Exercise: Check every line below for the word "matplotlib" and copy each one that has it.
── Extracted material
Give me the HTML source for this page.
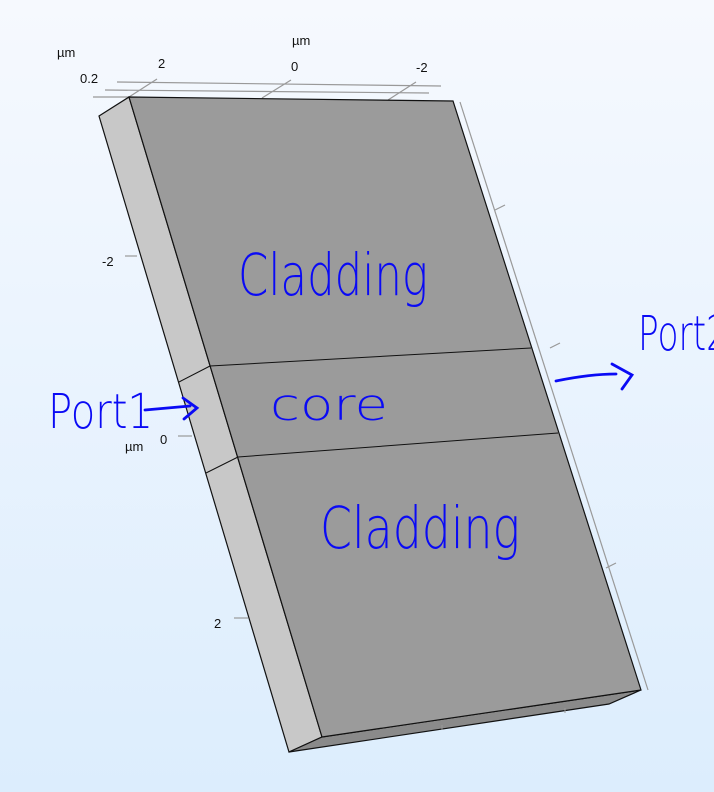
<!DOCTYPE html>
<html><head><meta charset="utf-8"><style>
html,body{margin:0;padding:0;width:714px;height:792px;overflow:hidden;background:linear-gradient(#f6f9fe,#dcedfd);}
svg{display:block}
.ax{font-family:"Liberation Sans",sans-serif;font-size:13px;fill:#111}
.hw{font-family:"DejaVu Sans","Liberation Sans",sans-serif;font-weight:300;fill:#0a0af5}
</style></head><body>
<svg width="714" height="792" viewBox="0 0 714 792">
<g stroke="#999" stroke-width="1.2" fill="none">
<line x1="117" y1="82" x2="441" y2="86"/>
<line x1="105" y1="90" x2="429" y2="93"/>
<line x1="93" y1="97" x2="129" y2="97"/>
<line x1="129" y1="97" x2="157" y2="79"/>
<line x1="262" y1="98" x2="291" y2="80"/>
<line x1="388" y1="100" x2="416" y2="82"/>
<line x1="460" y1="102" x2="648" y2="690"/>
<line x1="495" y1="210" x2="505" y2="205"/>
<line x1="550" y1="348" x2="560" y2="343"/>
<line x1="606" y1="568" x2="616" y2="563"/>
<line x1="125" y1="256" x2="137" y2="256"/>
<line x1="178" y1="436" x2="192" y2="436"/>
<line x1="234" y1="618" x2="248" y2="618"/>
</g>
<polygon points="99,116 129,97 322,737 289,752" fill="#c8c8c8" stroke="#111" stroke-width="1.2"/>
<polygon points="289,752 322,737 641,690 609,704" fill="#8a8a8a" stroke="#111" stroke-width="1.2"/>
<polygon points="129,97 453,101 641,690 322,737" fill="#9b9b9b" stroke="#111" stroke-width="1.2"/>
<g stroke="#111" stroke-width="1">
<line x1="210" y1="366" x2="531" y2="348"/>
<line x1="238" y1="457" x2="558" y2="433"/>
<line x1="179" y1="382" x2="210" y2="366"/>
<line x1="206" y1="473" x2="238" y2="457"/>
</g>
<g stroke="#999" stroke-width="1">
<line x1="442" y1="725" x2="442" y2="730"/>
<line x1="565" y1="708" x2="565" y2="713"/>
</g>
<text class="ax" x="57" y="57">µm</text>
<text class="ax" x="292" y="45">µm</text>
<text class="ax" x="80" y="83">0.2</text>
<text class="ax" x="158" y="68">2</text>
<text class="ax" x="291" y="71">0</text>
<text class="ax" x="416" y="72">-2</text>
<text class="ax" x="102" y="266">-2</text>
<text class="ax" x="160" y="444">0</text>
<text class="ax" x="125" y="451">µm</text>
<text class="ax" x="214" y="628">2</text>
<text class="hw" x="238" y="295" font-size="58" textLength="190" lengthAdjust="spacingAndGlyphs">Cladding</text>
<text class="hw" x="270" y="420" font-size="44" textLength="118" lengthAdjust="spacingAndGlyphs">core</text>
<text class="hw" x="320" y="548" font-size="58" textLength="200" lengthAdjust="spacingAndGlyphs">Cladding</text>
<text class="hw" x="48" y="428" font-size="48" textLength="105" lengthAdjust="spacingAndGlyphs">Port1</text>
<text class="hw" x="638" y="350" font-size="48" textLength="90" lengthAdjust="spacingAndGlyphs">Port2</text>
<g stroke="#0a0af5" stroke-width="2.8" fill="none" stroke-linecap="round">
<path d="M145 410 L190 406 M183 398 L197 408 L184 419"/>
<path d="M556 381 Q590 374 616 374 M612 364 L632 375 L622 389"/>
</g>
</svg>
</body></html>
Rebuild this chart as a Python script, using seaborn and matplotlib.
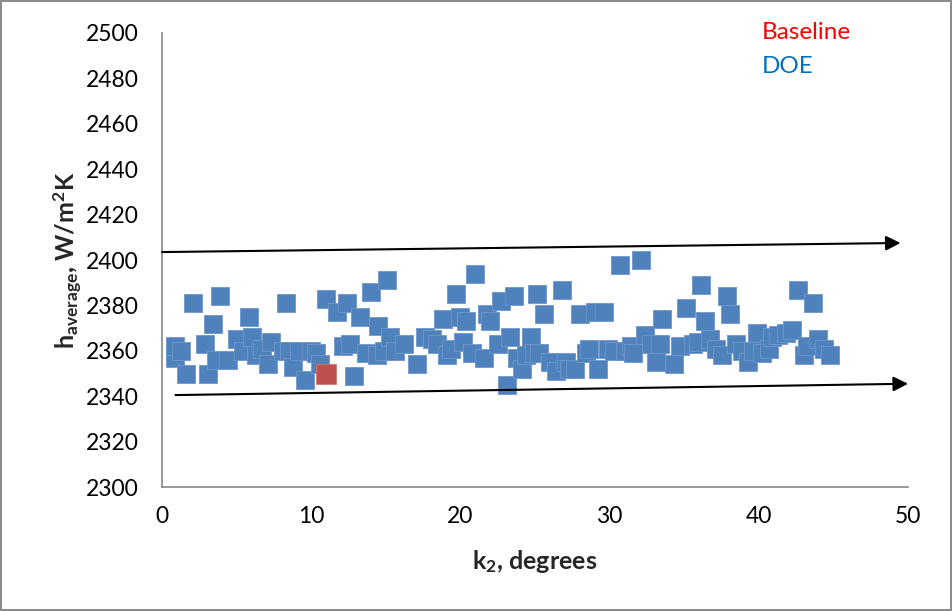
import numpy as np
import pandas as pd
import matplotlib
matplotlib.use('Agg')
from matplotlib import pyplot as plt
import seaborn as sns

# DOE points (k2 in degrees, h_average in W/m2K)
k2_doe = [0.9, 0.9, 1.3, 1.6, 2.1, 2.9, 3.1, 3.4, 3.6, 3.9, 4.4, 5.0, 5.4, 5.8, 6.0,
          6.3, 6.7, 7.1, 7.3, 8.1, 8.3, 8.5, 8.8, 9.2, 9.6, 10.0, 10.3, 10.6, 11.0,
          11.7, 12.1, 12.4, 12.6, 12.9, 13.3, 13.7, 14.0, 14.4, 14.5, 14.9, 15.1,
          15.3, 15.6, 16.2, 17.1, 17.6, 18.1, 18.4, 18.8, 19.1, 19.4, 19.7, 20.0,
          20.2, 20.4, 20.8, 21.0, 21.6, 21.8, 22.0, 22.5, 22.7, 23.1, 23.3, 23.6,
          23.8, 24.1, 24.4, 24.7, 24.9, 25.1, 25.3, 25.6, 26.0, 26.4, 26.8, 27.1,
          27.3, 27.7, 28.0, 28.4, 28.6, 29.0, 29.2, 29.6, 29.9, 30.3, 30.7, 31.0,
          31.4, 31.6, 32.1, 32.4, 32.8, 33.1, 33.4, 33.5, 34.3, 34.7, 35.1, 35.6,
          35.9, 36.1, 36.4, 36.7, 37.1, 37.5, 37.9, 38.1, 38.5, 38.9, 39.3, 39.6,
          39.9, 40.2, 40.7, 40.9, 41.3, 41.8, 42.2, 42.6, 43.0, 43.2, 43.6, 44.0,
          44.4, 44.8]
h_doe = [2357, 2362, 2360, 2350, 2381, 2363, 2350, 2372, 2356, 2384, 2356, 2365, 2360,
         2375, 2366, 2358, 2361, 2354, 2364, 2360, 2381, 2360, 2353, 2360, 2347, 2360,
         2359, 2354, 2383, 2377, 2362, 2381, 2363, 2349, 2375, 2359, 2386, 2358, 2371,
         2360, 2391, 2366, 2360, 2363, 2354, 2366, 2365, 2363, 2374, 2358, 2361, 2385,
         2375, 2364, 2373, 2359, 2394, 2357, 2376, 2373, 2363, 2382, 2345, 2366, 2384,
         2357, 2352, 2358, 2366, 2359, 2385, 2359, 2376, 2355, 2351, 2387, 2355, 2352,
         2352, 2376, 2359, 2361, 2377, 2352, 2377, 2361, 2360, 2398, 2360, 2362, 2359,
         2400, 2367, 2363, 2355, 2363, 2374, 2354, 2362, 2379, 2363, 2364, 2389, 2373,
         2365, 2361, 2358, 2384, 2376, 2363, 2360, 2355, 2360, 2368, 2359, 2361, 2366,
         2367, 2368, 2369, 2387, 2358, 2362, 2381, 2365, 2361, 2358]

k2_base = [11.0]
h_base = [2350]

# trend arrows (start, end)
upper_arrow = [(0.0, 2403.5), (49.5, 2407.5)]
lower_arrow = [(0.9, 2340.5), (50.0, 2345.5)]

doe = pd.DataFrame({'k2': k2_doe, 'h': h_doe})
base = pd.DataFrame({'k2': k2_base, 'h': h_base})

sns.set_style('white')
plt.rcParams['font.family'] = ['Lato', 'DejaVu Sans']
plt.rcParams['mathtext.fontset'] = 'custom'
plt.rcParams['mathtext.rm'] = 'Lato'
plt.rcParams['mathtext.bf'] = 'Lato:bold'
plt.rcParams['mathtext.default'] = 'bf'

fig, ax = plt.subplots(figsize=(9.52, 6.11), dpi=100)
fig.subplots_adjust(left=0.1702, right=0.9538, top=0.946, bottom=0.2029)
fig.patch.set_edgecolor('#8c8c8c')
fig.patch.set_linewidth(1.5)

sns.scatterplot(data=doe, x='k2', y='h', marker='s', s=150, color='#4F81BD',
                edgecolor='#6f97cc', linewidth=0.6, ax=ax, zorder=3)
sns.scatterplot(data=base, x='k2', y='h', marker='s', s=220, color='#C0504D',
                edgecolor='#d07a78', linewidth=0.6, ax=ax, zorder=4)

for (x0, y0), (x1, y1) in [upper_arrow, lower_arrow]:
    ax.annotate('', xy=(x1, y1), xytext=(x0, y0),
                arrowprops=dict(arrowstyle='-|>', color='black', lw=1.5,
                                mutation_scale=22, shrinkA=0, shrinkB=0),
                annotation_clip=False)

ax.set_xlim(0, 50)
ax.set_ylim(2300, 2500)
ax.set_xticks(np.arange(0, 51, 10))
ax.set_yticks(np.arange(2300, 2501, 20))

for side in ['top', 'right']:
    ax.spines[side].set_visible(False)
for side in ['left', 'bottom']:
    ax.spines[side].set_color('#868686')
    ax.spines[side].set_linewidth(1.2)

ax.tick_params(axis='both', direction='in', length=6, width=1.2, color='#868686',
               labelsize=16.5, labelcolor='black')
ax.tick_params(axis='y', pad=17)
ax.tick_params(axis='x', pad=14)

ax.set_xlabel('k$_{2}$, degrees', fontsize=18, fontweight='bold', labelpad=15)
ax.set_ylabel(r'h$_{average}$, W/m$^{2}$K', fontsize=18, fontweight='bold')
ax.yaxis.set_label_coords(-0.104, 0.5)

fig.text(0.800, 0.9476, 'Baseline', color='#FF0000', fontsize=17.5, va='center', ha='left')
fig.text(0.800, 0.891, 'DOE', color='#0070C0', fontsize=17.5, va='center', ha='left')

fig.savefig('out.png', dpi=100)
────
Output for this task:
Rebuild this chart as a Python script, using seaborn and matplotlib.
import matplotlib
matplotlib.use('Agg')
from matplotlib import pyplot as plt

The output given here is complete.